- Directed by: Stelvio Massi
- Screenplay by: Gino Capone; Teodoro Corrà; Stelvio Massi;
- Story by: Danilo Massi
- Starring: Maurizio Merli; Massimo Serato; Mimmo Palmara; Marco Gelardini;
- Cinematography: Sergio Rubini
- Edited by: Mauro Bonanni
- Music by: Stelvio Cipriani
- Production company: P.A.C. - Produzioni Atlas Consorziate
- Distributed by: P.A.C.
- Release date: 23 December 1978 (Italy);
- Running time: 99 minutes
- Country: Italy
- Box office: ₤989.391 million

= Convoy Busters =

Convoy Busters (Un poliziotto scomodo) is a 1978 poliziotteschi film directed by Stelvio Massi and starring Maurizio Merli.

==Cast==
- Maurizio Merli: Inspector Francesco Olmi
- Olga Karlatos: Anna
- Massimo Serato: Degan Sr.
- Mario Feliciani: Quaestor
- Mimmo Palmara: Corchi
- Marco Gelardini: Degan Jr.
- Attilio Duse: Brigadier Ballarin
- Nello Pazzafini:criminal

==Production==
Convoy Busters was filmed on location in Rome and Civitanova Marche.

==Releases==
Convoy Busters was distributed theatrically in Italy by P.A.C. - Produzioni Atlas Consorziate on 23 December 1978. It grossed a total of 989,390,960 Italian lira on its domestic release. Italian film historian and critic Roberto Curti stated that this gross was no par with Maurizio Merli's previous films noting that his star power was beginning to fade at this point.

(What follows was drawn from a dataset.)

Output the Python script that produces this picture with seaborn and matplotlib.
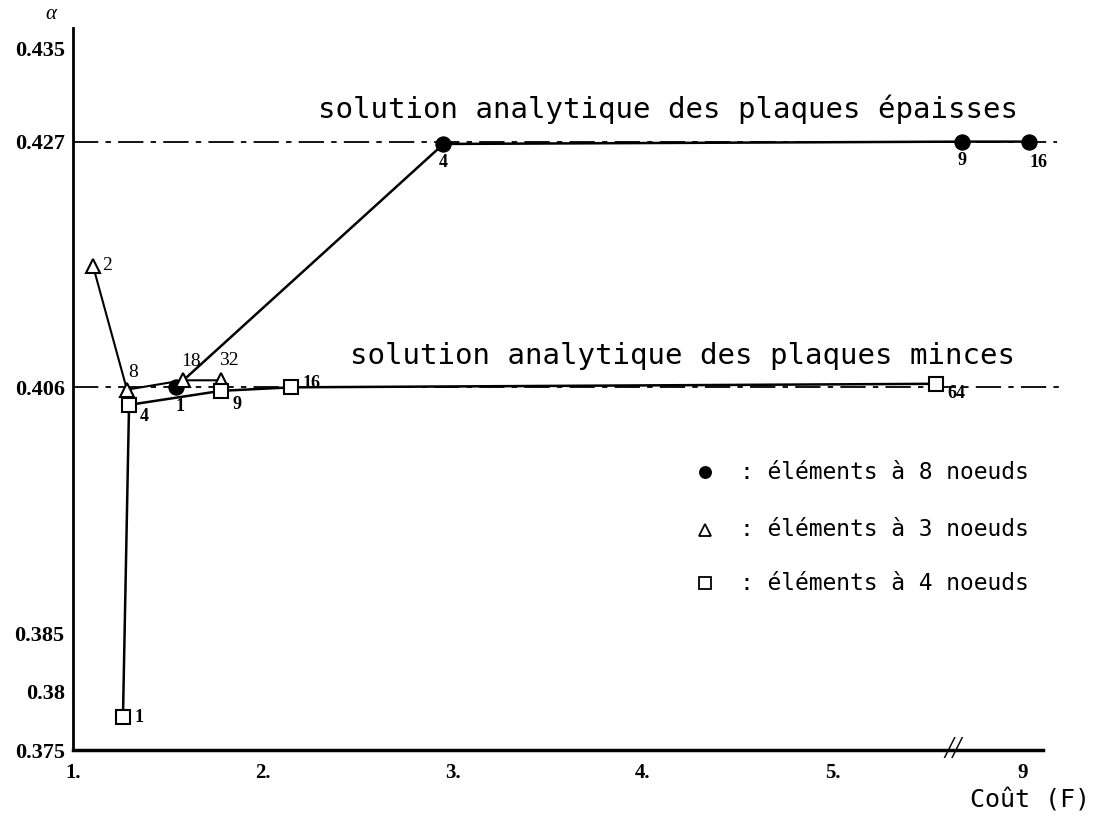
import matplotlib
matplotlib.use('Agg')
import matplotlib.pyplot as plt
import seaborn as sns
import numpy as np

# axis units: 1..5 linear, then a break; "9" tick sits at 6.0
# elements a 8 noeuds (filled circles)
x8 = [1.54, 2.95, 5.68, 6.03]
y8 = [0.4060, 0.4268, 0.4270, 0.4270]
lab8 = ['1', '4', '9', '16']

# elements a 3 noeuds (triangles)
x3 = [1.105, 1.284, 1.58, 1.78]
y3 = [0.4164, 0.4058, 0.4066, 0.4066]
lab3 = ['2', '8', '18', '32']

# elements a 4 noeuds (squares)
x4 = [1.263, 1.295, 1.78, 2.15, 5.54]
y4 = [0.3778, 0.4045, 0.4057, 0.4060, 0.4063]
lab4 = ['1', '4', '9', '16', '64']

ref_thick = 0.427
ref_thin = 0.406

xticks = [1, 2, 3, 4, 5, 6.0]
xticklabels = ['1.', '2.', '3.', '4.', '5.', '9']
yticks = [0.375, 0.38, 0.385, 0.406, 0.427, 0.435]
yticklabels = ['0.375', '0.38', '0.385', '0.406', '0.427', '0.435']

sns.set_style('white')
plt.rcParams['font.family'] = ['DejaVu Sans']
plt.rcParams['text.color'] = 'black'
plt.rcParams['xtick.color'] = 'black'
plt.rcParams['ytick.color'] = 'black'

fig = plt.figure(figsize=(10.96, 8.25), dpi=100)
ax = fig.add_axes([0.0666, 0.0909, 0.885, 0.875])

mono = 'DejaVu Sans Mono'
serif = 'Liberation Serif'

# reference lines (analytic solutions)
ax.plot([1, 6.18], [ref_thick, ref_thick], color='black', lw=1.3,
        dashes=(14, 4, 3, 4), clip_on=False)
ax.plot([1, 6.22], [ref_thin, ref_thin], color='black', lw=1.3,
        dashes=(14, 4, 3, 4), clip_on=False)

# series
sns.lineplot(x=x8, y=y8, sort=False, color='black', lw=1.8, marker='o',
             markersize=11, markerfacecolor='black', markeredgecolor='black', ax=ax)
sns.lineplot(x=x3, y=y3, sort=False, color='black', lw=1.5, marker='^',
             markersize=10, markerfacecolor='white', markeredgecolor='black',
             markeredgewidth=1.5, ax=ax)
sns.lineplot(x=x4, y=y4, sort=False, color='black', lw=1.8, marker='s',
             markersize=10, markerfacecolor='white', markeredgecolor='black',
             markeredgewidth=1.5, ax=ax)

# point labels (offsets in pixels, +y is up)
off8 = [(4, -19), (0, -19), (0, -19), (10, -21)]
for x, y, t, o in zip(x8, y8, lab8, off8):
    ax.annotate(t, (x, y), xytext=o, textcoords='offset pixels', ha='center',
                va='center', fontsize=13, family=serif, fontweight='bold')
off3 = [(14, 0), (6, 17), (8, 19), (8, 20)]
for x, y, t, o in zip(x3, y3, lab3, off3):
    ax.annotate(t, (x, y), xytext=o, textcoords='offset pixels', ha='center',
                va='center', fontsize=14, family=serif)
off4 = [(16, 0), (15, -12), (16, -14), (20, 4), (21, -10)]
for x, y, t, o in zip(x4, y4, lab4, off4):
    ax.annotate(t, (x, y), xytext=o, textcoords='offset pixels', ha='center',
                va='center', fontsize=13, family=serif, fontweight='bold')

# analytic solution captions
ax.text(2.29, 0.4298, 'solution analytique des plaques épaisses', family=mono,
        fontsize=21, ha='left', va='center')
ax.text(2.46, 0.4087, 'solution analytique des plaques minces', family=mono,
        fontsize=21, ha='left', va='center')

# legend
leg = [('o', 'black', ': éléments à 8 noeuds', 0.385),
       ('^', 'white', ': éléments à 3 noeuds', 0.305),
       ('s', 'white', ': éléments à 4 noeuds', 0.231)]
for m, fc, t, yy in leg:
    ax.plot([0.652], [yy], marker=m, markersize=8, markerfacecolor=fc,
            markeredgecolor='black', markeredgewidth=1.3, transform=ax.transAxes)
    ax.text(0.688, yy, t, family=mono, fontsize=16.5, ha='left', va='center',
            transform=ax.transAxes)

# axes
ax.set_xlim(1, 6.105)
ax.set_ylim(0.375, 0.4367)
ax.set_xticks(xticks)
ax.set_xticklabels(xticklabels, family=serif, fontweight='bold', fontsize=15)
ax.set_yticks(yticks)
ax.set_yticklabels(yticklabels, family=serif, fontweight='bold', fontsize=16)
ax.set_yticks(np.arange(0.375, 0.4351, 0.005), minor=True)
ax.tick_params(axis='both', which='both', direction='in', length=4, width=1.5,
               color='black', pad=6)
ax.tick_params(axis='x', pad=9)
sns.despine(ax=ax)
ax.spines['left'].set_linewidth(2)
ax.spines['bottom'].set_linewidth(2.5)
ax.spines['left'].set_color('black')
ax.spines['bottom'].set_color('black')

# axis break mark
ax.text(5.63, 0.375, '//', ha='center', va='center', fontsize=22, family=serif,
        fontstyle='italic')

fig.text(0.046, 0.982, 'α', fontsize=15, family=serif, fontstyle='italic',
         ha='center', va='center')
fig.text(0.94, 0.03, 'Coût (F)', fontsize=18, family=mono, ha='center', va='center')

fig.savefig('out.png', dpi=100)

The film released by NoShame on DVD in the United States.

==Reception==
Curti stated that the film was "unusually well-received by critics", including Vittorio Spiga who praised the film as Massi's best work, referring to Massi as managing "to renew the genre somehow: by borrowing the style of the Italian Western, its violence and characters, while taking the spectacular angle and the fast pacing from American cinema." Tom Milne of the Monthly Film Bulletin stated that "Although Stelvio Massi places numbing reliance on the zoom lens, it is competently enough done, with a sound performance by Maurizio Merli in the Eastwood role." Milne also commented on the dubbing, declaring it "horribly dubbed and stultifyingly tedious."

In a retrospective review, Curti declared the film to be "perhaps Stelvio Massi's best effort, and one of the better late Italian poliziotteschi"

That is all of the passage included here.